We are not restricted to planting on the ground anymore. These days, people allow plants grow and thrive on a wall. We call it by different names — green walls, living walls, and vertical gardens.
Green walls are your way to maintain a garden when planting in natural ground is not an option. It makes ugly walls and facades prettier. It helps people grow your own food. More than that, it helps combat air pollution.
Yes, green walls are fabulous, but these are not always that easy to build and maintain. In this blog, we’re going to discuss the usual challenges that homeowners face when creating them. We will also provide the best possible solutions for each one.
Problem: “If I plant seeds or very young plants, it will take months before I can see my lush green walls.”
While this method is ideal as it keeps the roots firmly on the soil, it does not create instant greenery. You’re still uncertain if the plants will grow or not. It’s a hit or miss!
If you want something instant, consider modular systems. Go this route and you won’t have to wait for the plants to grow before you can enjoy a stunning vertical garden. Most units have built-in irrigation systems too. You can buy the units off the shelf and DIY this home project.
Of course, you need to know which plants are best to use. The local climate and light exposure will help you identify which plants will work for you. If you’re not sure of the plants to get, consult a green wall expert or a horticulturist first. Show them a photo of your target site and get their recommended species. If you’re not smart about the plants you choose, you’ll end up with a dying wall instead.
Problem: “I want to disguise a boring fence.”
Station your vertical garden along the fence or your wall if you want to dress it up. Yours can be freestanding or attached to the existing wall. Take good care of it — make it self-watering so it remains lush all year around. The kaleidoscope of colours will give your outdoor space more depth and interest. It will lift your spirits every time you see it.
Consider replacing your fences if it’s old, mouldy and if it makes you feel claustrophobic. Lattice is a more affordable substitute. It will provide the privacy and enclosure you need in your garden without closing it off too much. If you take this route, choose to grow vines and climbers that bloom beautiful flowers. Using laser-cut screens work magically too!

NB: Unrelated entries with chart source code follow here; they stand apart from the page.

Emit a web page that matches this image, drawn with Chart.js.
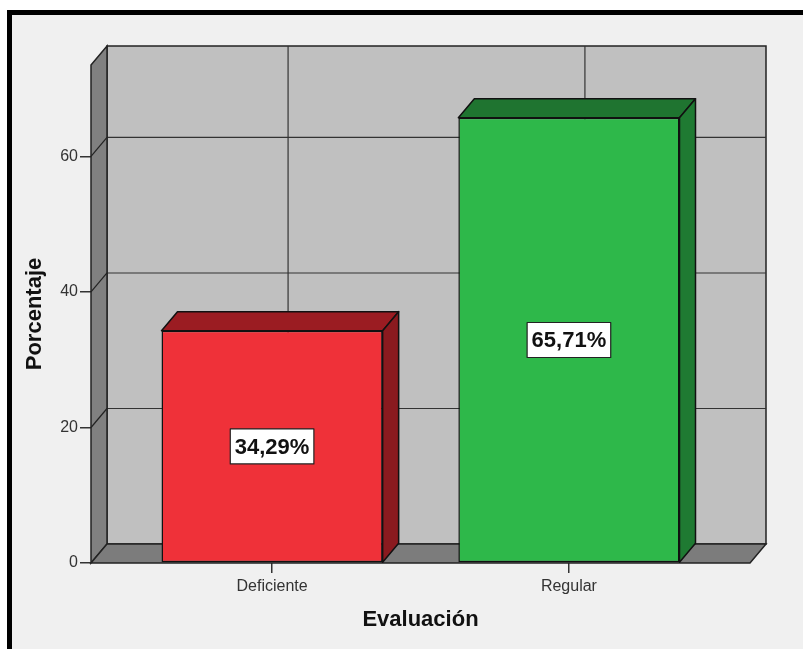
<!DOCTYPE html>
<html>
<head>
<meta charset="utf-8">
<title>Evaluación</title>
<script src="https://cdn.jsdelivr.net/npm/chart.js@4.4.1/dist/chart.umd.min.js"></script>
<style>
  body { margin: 0; background: #fff; }
  .frame {
    position: absolute; left: 7px; top: 10px; width: 820px; height: 660px;
    border-top: 5px solid #000; border-left: 5px solid #000; background: #f0f0f0;
  }
  #chart { position: absolute; left: 0; top: 0; }
</style>
</head>
<body>
<div class="frame"></div>
<canvas id="chart" width="803" height="649"></canvas>
<script>
// data
const categories = ['Deficiente', 'Regular'];
const percentages = [34.29, 65.71];
const yTicks = [0, 20, 40, 60];
const yMax = 73.5;

// bar colours: front, top and side faces
const frontColors = ['#ef3139', '#2eb84a'];
const topColors = ['#9b1c22', '#1f7430'];
const sideColors = ['#8a1a1f', '#1f7a32'];

// depth of the 3d box
const dx = 16;
const dy = -19;
const lineColor = '#222';

function shape(ctx, pts, fill) {
    ctx.beginPath();
    ctx.moveTo(pts[0][0], pts[0][1]);
    pts.slice(1).forEach(p => ctx.lineTo(p[0], p[1]));
    ctx.closePath();
    if (fill) {
        ctx.fillStyle = fill;
        ctx.fill();
    }
    ctx.stroke();
}

function line(ctx, x1, y1, x2, y2) {
    ctx.beginPath();
    ctx.moveTo(x1, y1);
    ctx.lineTo(x2, y2);
    ctx.stroke();
}

// walls, floor and grid behind the bars
const boxPlugin = {
    id: 'box3d',
    beforeDatasetsDraw(chart) {
        const { ctx, chartArea, scales } = chart;
        const { left, right, top, bottom } = chartArea;
        ctx.save();
        ctx.strokeStyle = lineColor;
        ctx.lineWidth = 1.5;

        // back wall
        shape(ctx, [[left + dx, top + dy], [right + dx, top + dy], [right + dx, bottom + dy], [left + dx, bottom + dy]], '#c0c0c0');

        // grid lines
        ctx.lineWidth = 1.2;
        ctx.strokeStyle = '#333';
        yTicks.forEach(v => {
            if (v === 0) return;
            const py = scales.y.getPixelForValue(v);
            line(ctx, left + dx, py + dy, right + dx, py + dy);
        });
        categories.forEach((c, i) => {
            const px = scales.x.getPixelForValue(i);
            line(ctx, px + dx, top + dy, px + dx, bottom + dy);
        });

        // left wall and floor
        ctx.lineWidth = 1.5;
        ctx.strokeStyle = lineColor;
        shape(ctx, [[left, top], [left + dx, top + dy], [left + dx, bottom + dy], [left, bottom]], '#808080');
        shape(ctx, [[left, bottom], [left + dx, bottom + dy], [right + dx, bottom + dy], [right, bottom]], '#7c7c7c');

        // tick lines running across the left wall
        ctx.lineWidth = 1.2;
        yTicks.forEach(v => {
            if (v === 0) return;
            const py = scales.y.getPixelForValue(v);
            line(ctx, left, py, left + dx, py + dy);
        });
        ctx.restore();
    },

    // top and side faces of the bars, then the value boxes
    afterDatasetsDraw(chart) {
        const { ctx } = chart;
        const bars = chart.getDatasetMeta(0).data;
        ctx.save();
        ctx.strokeStyle = '#111';
        ctx.lineWidth = 1.5;
        ctx.lineJoin = 'round';
        bars.forEach((bar, i) => {
            const { x, y, base, width } = bar.getProps(['x', 'y', 'base', 'width'], true);
            const x0 = x - width / 2;
            const x1 = x + width / 2;
            shape(ctx, [[x0, y], [x0 + dx, y + dy], [x1 + dx, y + dy], [x1, y]], topColors[i]);
            shape(ctx, [[x1, y], [x1 + dx, y + dy], [x1 + dx, base + dy], [x1, base]], sideColors[i]);
        });

        ctx.font = 'bold 22px "Liberation Sans", Arial, sans-serif';
        ctx.textAlign = 'center';
        ctx.textBaseline = 'middle';
        bars.forEach((bar, i) => {
            const { x, y, base } = bar.getProps(['x', 'y', 'base'], true);
            const text = percentages[i].toFixed(2).replace('.', ',') + '%';
            const cy = (y + base) / 2;
            const w = ctx.measureText(text).width + 9;
            const h = 35;
            ctx.fillStyle = '#fff';
            ctx.fillRect(x - w / 2, cy - h / 2, w, h);
            ctx.strokeStyle = '#222';
            ctx.lineWidth = 1.2;
            ctx.strokeRect(x - w / 2, cy - h / 2, w, h);
            ctx.fillStyle = '#111';
            ctx.fillText(text, x, cy + 1);
        });
        ctx.restore();
    }
};

const axisFont = { family: '"Liberation Sans", Arial, sans-serif', size: 16 };
const titleFont = { family: '"Liberation Sans", Arial, sans-serif', size: 22, weight: 'bold' };

new Chart(document.getElementById('chart'), {
    type: 'bar',
    data: {
        datasets: [{
            data: categories.map((c, i) => ({ x: i, y: percentages[i] })),
            backgroundColor: frontColors,
            borderColor: '#111',
            borderWidth: 1.5,
            borderSkipped: false,
            categoryPercentage: 1,
            barPercentage: 0.745
        }]
    },
    options: {
        responsive: false,
        animation: false,
        layout: { padding: { top: 65, right: 53, left: 0, bottom: 0 } },
        plugins: {
            legend: { display: false },
            tooltip: { enabled: false }
        },
        scales: {
            x: {
                type: 'linear',
                min: -0.61,
                max: 1.61,
                offset: false,
                afterBuildTicks: scale => {
                    scale.ticks = categories.map((c, i) => ({ value: i }));
                },
                afterFit: scale => { scale.height = 86; },
                ticks: {
                    color: '#333',
                    font: axisFont,
                    padding: 4,
                    callback: v => categories[v]
                },
                grid: { offset: false, drawOnChartArea: false, drawTicks: true, tickLength: 10, color: '#333', lineWidth: 1.5 },
                border: { display: false },
                title: {
                    display: true,
                    text: 'Evaluación',
                    color: '#111',
                    font: titleFont,
                    padding: { top: 0, bottom: 16 }
                }
            },
            y: {
                min: 0,
                max: yMax,
                afterBuildTicks: scale => {
                    scale.ticks = yTicks.map(v => ({ value: v }));
                },
                afterFit: scale => { scale.width = 91; },
                ticks: { color: '#333', font: axisFont, padding: 2 },
                grid: { drawOnChartArea: false, drawTicks: true, tickLength: 11, color: '#333', lineWidth: 1.5 },
                border: { display: false },
                title: {
                    display: true,
                    text: 'Porcentaje',
                    color: '#111',
                    font: titleFont,
                    padding: { top: 22, bottom: 0 }
                }
            }
        }
    },
    plugins: [boxPlugin]
});
</script>
</body>
</html>
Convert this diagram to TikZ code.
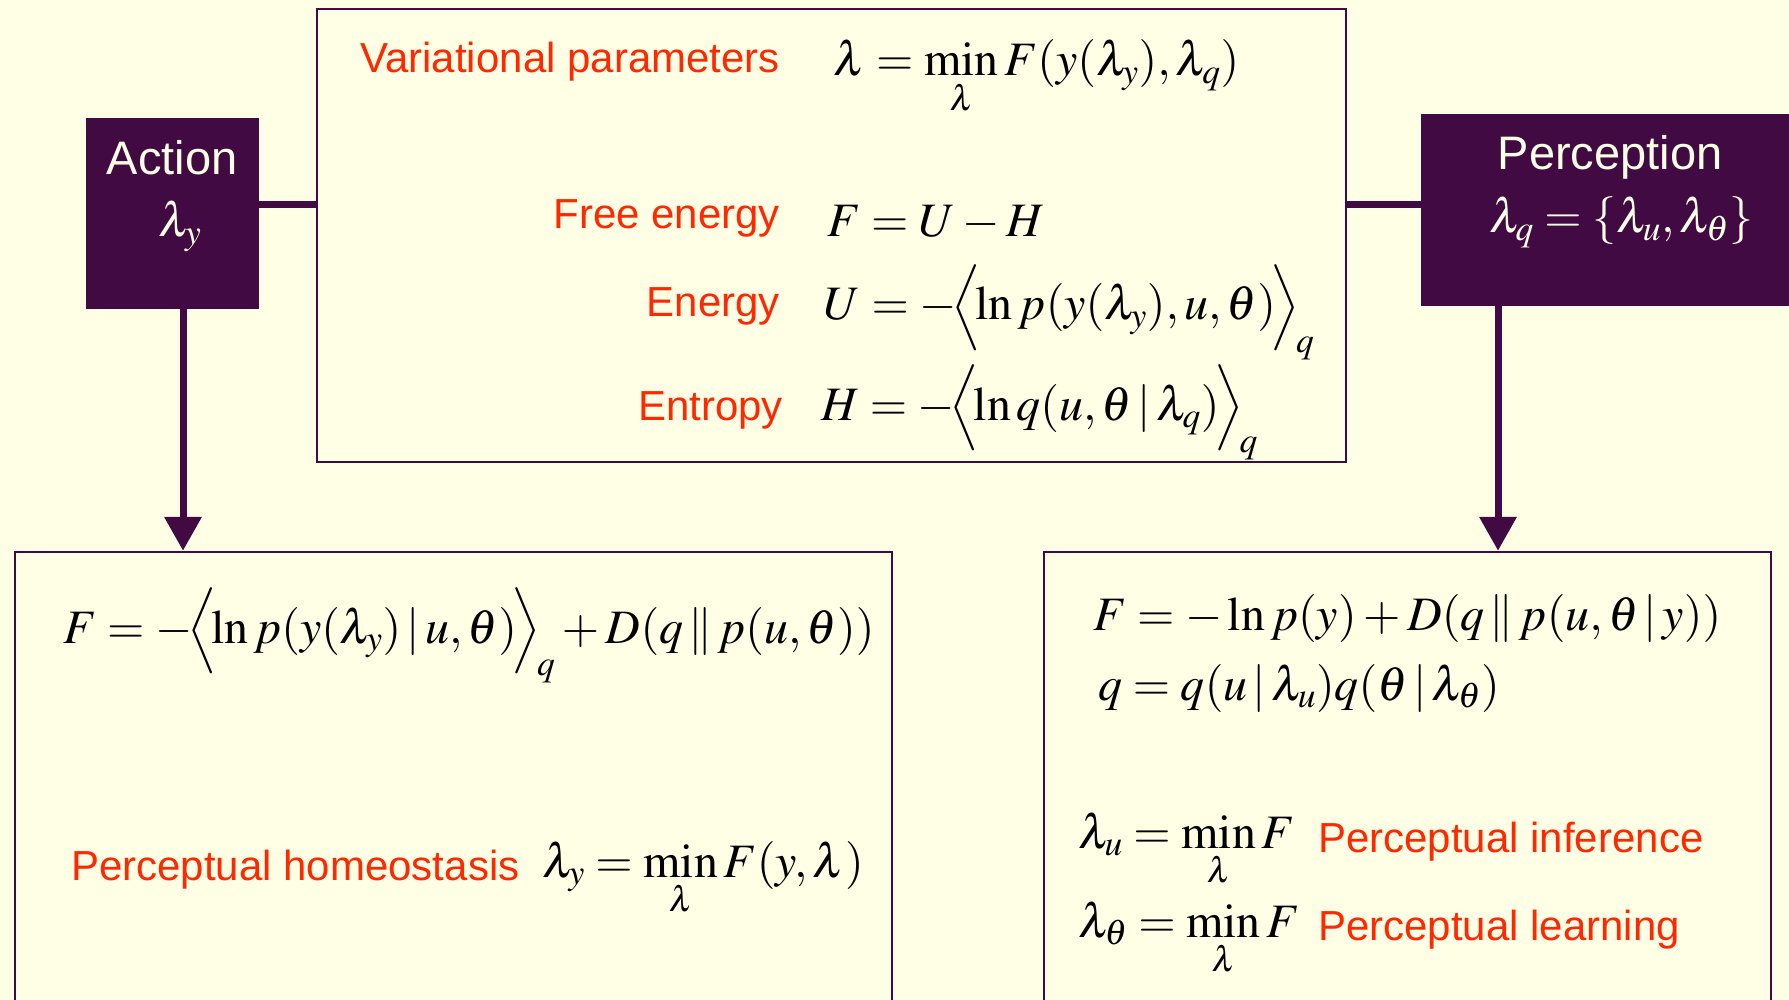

Problem: “It’s hard to keep the plants thriving.”
Regardless if you have a green thumb or not, it is a challenge to keep the plants alive and well. Seasons change. The plant’s needs also change as it grows. Soon, it’s going to outgrow the pots, break the containers, and die because of the lack the nutrients.
The first thing to do is to choose your plants. Select the species that withstand the climate and seasons, despite how extreme it is. Next, give them the ideal environment so they’ll survive. Give it the right kind of fertilizer, soil, planter boxes, and irrigation.
Problem: “I can’t afford off-the-shelf vertical garden systems.”
The best solution is to find and work with easy-to-use materials like the pots below. Recycling PET bottles and turning it into plant boxers works too. You can check out these DIY vertical garden ideas here. For the irrigation, you can organize a simple drip irrigation network from an old bucket. These are doable by anyone.
Problem: “My vertical garden took over my outdoor space.”
Plants that grow out of control is another huge problem to deal with. Apart from regular trimming and shaping, you can make it a focal point. Take this vertical garden for example. Lush greens cover most of this house's facade and tamed its walls.
Green walls are applicable in structures like a small house or a huge commercial building. People are bringing their walls to life. It only shows that the green urban revolution is happening — and everyone can be a part of it.